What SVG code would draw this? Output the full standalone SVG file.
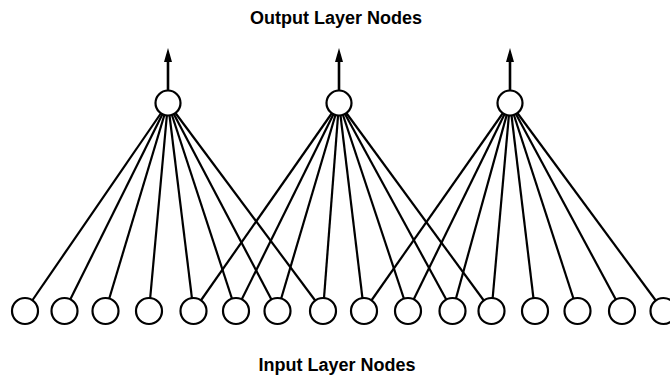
<svg xmlns="http://www.w3.org/2000/svg" width="670" height="377" viewBox="0 0 670 377">
  <style>
    .edge { stroke: #000; stroke-width: 2.2; fill: none; }
    .node { fill: #fff; stroke: #000; stroke-width: 2.2; }
    .out { stroke: #000; stroke-width: 2.6; }
    .label { font-family: "Liberation Sans", Arial, sans-serif; font-weight: bold; font-size: 18px; text-anchor: middle; fill: #000; }
  </style>
  <defs>
    <!-- long narrow filled arrowhead; tip sits 6px beyond the shaft end -->
    <marker id="head" viewBox="0 0 14 8" refX="8" refY="4" markerWidth="14" markerHeight="8" markerUnits="userSpaceOnUse" orient="auto">
      <path d="M0,0 L14,4 L0,8 Z" fill="#000"/>
    </marker>
  </defs>
  <rect width="670" height="377" fill="#fff"/>

  <text class="label" x="336" y="24">Output Layer Nodes</text>
  <text class="label" x="337" y="371">Input Layer Nodes</text>

  <!-- connections: each output node receives 8 consecutive inputs -->
  <g id="connectors">
    <!-- output 1 -> inputs 1..8 -->
    <line class="edge" x1="168" y1="103" x2="25" y2="311"/>
    <line class="edge" x1="168" y1="103" x2="64.5" y2="311"/>
    <line class="edge" x1="168" y1="103" x2="105.5" y2="311"/>
    <line class="edge" x1="168" y1="103" x2="149" y2="311"/>
    <line class="edge" x1="168" y1="103" x2="193.5" y2="311"/>
    <line class="edge" x1="168" y1="103" x2="236" y2="311"/>
    <line class="edge" x1="168" y1="103" x2="277.5" y2="311"/>
    <line class="edge" x1="168" y1="103" x2="323" y2="311"/>
    <!-- output 2 -> inputs 5..12 -->
    <line class="edge" x1="339" y1="103" x2="193.5" y2="311"/>
    <line class="edge" x1="339" y1="103" x2="236" y2="311"/>
    <line class="edge" x1="339" y1="103" x2="277.5" y2="311"/>
    <line class="edge" x1="339" y1="103" x2="323" y2="311"/>
    <line class="edge" x1="339" y1="103" x2="364" y2="311"/>
    <line class="edge" x1="339" y1="103" x2="408" y2="311"/>
    <line class="edge" x1="339" y1="103" x2="452.5" y2="311"/>
    <line class="edge" x1="339" y1="103" x2="491.5" y2="311"/>
    <!-- output 3 -> inputs 9..16 -->
    <line class="edge" x1="510" y1="103" x2="364" y2="311"/>
    <line class="edge" x1="510" y1="103" x2="408" y2="311"/>
    <line class="edge" x1="510" y1="103" x2="452.5" y2="311"/>
    <line class="edge" x1="510" y1="103" x2="491.5" y2="311"/>
    <line class="edge" x1="510" y1="103" x2="535" y2="311"/>
    <line class="edge" x1="510" y1="103" x2="577.5" y2="311"/>
    <line class="edge" x1="510" y1="103" x2="622" y2="311"/>
    <line class="edge" x1="510" y1="103" x2="663.5" y2="311"/>
    <!-- outgoing arrows -->
    <line class="out" x1="168" y1="90" x2="168" y2="54" marker-end="url(#head)"/>
    <line class="out" x1="339" y1="90" x2="339" y2="54" marker-end="url(#head)"/>
    <line class="out" x1="510" y1="90" x2="510" y2="54" marker-end="url(#head)"/>
  </g>

  <g id="out1"><circle class="node" cx="168" cy="103" r="12.5"/></g>
  <g id="out2"><circle class="node" cx="339" cy="103" r="12.5"/></g>
  <g id="out3"><circle class="node" cx="510" cy="103" r="12.5"/></g>

  <g id="in1"><circle class="node" cx="25" cy="311" r="13"/></g>
  <g id="in2"><circle class="node" cx="64.5" cy="311" r="13"/></g>
  <g id="in3"><circle class="node" cx="105.5" cy="311" r="13"/></g>
  <g id="in4"><circle class="node" cx="149" cy="311" r="13"/></g>
  <g id="in5"><circle class="node" cx="193.5" cy="311" r="13"/></g>
  <g id="in6"><circle class="node" cx="236" cy="311" r="13"/></g>
  <g id="in7"><circle class="node" cx="277.5" cy="311" r="13"/></g>
  <g id="in8"><circle class="node" cx="323" cy="311" r="13"/></g>
  <g id="in9"><circle class="node" cx="364" cy="311" r="13"/></g>
  <g id="in10"><circle class="node" cx="408" cy="311" r="13"/></g>
  <g id="in11"><circle class="node" cx="452.5" cy="311" r="13"/></g>
  <g id="in12"><circle class="node" cx="491.5" cy="311" r="13"/></g>
  <g id="in13"><circle class="node" cx="535" cy="311" r="13"/></g>
  <g id="in14"><circle class="node" cx="577.5" cy="311" r="13"/></g>
  <g id="in15"><circle class="node" cx="622" cy="311" r="13"/></g>
  <g id="in16"><circle class="node" cx="663.5" cy="311" r="13"/></g>
</svg>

> _Problem_
In the copy, include no pictures; restate the listing above exactly.

> _Task response_
What SVG code would draw this? Output the full standalone SVG file.
<svg xmlns="http://www.w3.org/2000/svg" width="670" height="377" viewBox="0 0 670 377">
  <style>
    .edge { stroke: #000; stroke-width: 2.2; fill: none; }
    .node { fill: #fff; stroke: #000; stroke-width: 2.2; }
    .out { stroke: #000; stroke-width: 2.6; }
    .label { font-family: "Liberation Sans", Arial, sans-serif; font-weight: bold; font-size: 18px; text-anchor: middle; fill: #000; }
  </style>
  <defs>
    <!-- long narrow filled arrowhead; tip sits 6px beyond the shaft end -->
    <marker id="head" viewBox="0 0 14 8" refX="8" refY="4" markerWidth="14" markerHeight="8" markerUnits="userSpaceOnUse" orient="auto">
      <path d="M0,0 L14,4 L0,8 Z" fill="#000"/>
    </marker>
  </defs>
  <rect width="670" height="377" fill="#fff"/>

  <text class="label" x="336" y="24">Output Layer Nodes</text>
  <text class="label" x="337" y="371">Input Layer Nodes</text>

  <!-- connections: each output node receives 8 consecutive inputs -->
  <g id="connectors">
    <!-- output 1 -> inputs 1..8 -->
    <line class="edge" x1="168" y1="103" x2="25" y2="311"/>
    <line class="edge" x1="168" y1="103" x2="64.5" y2="311"/>
    <line class="edge" x1="168" y1="103" x2="105.5" y2="311"/>
    <line class="edge" x1="168" y1="103" x2="149" y2="311"/>
    <line class="edge" x1="168" y1="103" x2="193.5" y2="311"/>
    <line class="edge" x1="168" y1="103" x2="236" y2="311"/>
    <line class="edge" x1="168" y1="103" x2="277.5" y2="311"/>
    <line class="edge" x1="168" y1="103" x2="323" y2="311"/>
    <!-- output 2 -> inputs 5..12 -->
    <line class="edge" x1="339" y1="103" x2="193.5" y2="311"/>
    <line class="edge" x1="339" y1="103" x2="236" y2="311"/>
    <line class="edge" x1="339" y1="103" x2="277.5" y2="311"/>
    <line class="edge" x1="339" y1="103" x2="323" y2="311"/>
    <line class="edge" x1="339" y1="103" x2="364" y2="311"/>
    <line class="edge" x1="339" y1="103" x2="408" y2="311"/>
    <line class="edge" x1="339" y1="103" x2="452.5" y2="311"/>
    <line class="edge" x1="339" y1="103" x2="491.5" y2="311"/>
    <!-- output 3 -> inputs 9..16 -->
    <line class="edge" x1="510" y1="103" x2="364" y2="311"/>
    <line class="edge" x1="510" y1="103" x2="408" y2="311"/>
    <line class="edge" x1="510" y1="103" x2="452.5" y2="311"/>
    <line class="edge" x1="510" y1="103" x2="491.5" y2="311"/>
    <line class="edge" x1="510" y1="103" x2="535" y2="311"/>
    <line class="edge" x1="510" y1="103" x2="577.5" y2="311"/>
    <line class="edge" x1="510" y1="103" x2="622" y2="311"/>
    <line class="edge" x1="510" y1="103" x2="663.5" y2="311"/>
    <!-- outgoing arrows -->
    <line class="out" x1="168" y1="90" x2="168" y2="54" marker-end="url(#head)"/>
    <line class="out" x1="339" y1="90" x2="339" y2="54" marker-end="url(#head)"/>
    <line class="out" x1="510" y1="90" x2="510" y2="54" marker-end="url(#head)"/>
  </g>

  <g id="out1"><circle class="node" cx="168" cy="103" r="12.5"/></g>
  <g id="out2"><circle class="node" cx="339" cy="103" r="12.5"/></g>
  <g id="out3"><circle class="node" cx="510" cy="103" r="12.5"/></g>

  <g id="in1"><circle class="node" cx="25" cy="311" r="13"/></g>
  <g id="in2"><circle class="node" cx="64.5" cy="311" r="13"/></g>
  <g id="in3"><circle class="node" cx="105.5" cy="311" r="13"/></g>
  <g id="in4"><circle class="node" cx="149" cy="311" r="13"/></g>
  <g id="in5"><circle class="node" cx="193.5" cy="311" r="13"/></g>
  <g id="in6"><circle class="node" cx="236" cy="311" r="13"/></g>
  <g id="in7"><circle class="node" cx="277.5" cy="311" r="13"/></g>
  <g id="in8"><circle class="node" cx="323" cy="311" r="13"/></g>
  <g id="in9"><circle class="node" cx="364" cy="311" r="13"/></g>
  <g id="in10"><circle class="node" cx="408" cy="311" r="13"/></g>
  <g id="in11"><circle class="node" cx="452.5" cy="311" r="13"/></g>
  <g id="in12"><circle class="node" cx="491.5" cy="311" r="13"/></g>
  <g id="in13"><circle class="node" cx="535" cy="311" r="13"/></g>
  <g id="in14"><circle class="node" cx="577.5" cy="311" r="13"/></g>
  <g id="in15"><circle class="node" cx="622" cy="311" r="13"/></g>
  <g id="in16"><circle class="node" cx="663.5" cy="311" r="13"/></g>
</svg>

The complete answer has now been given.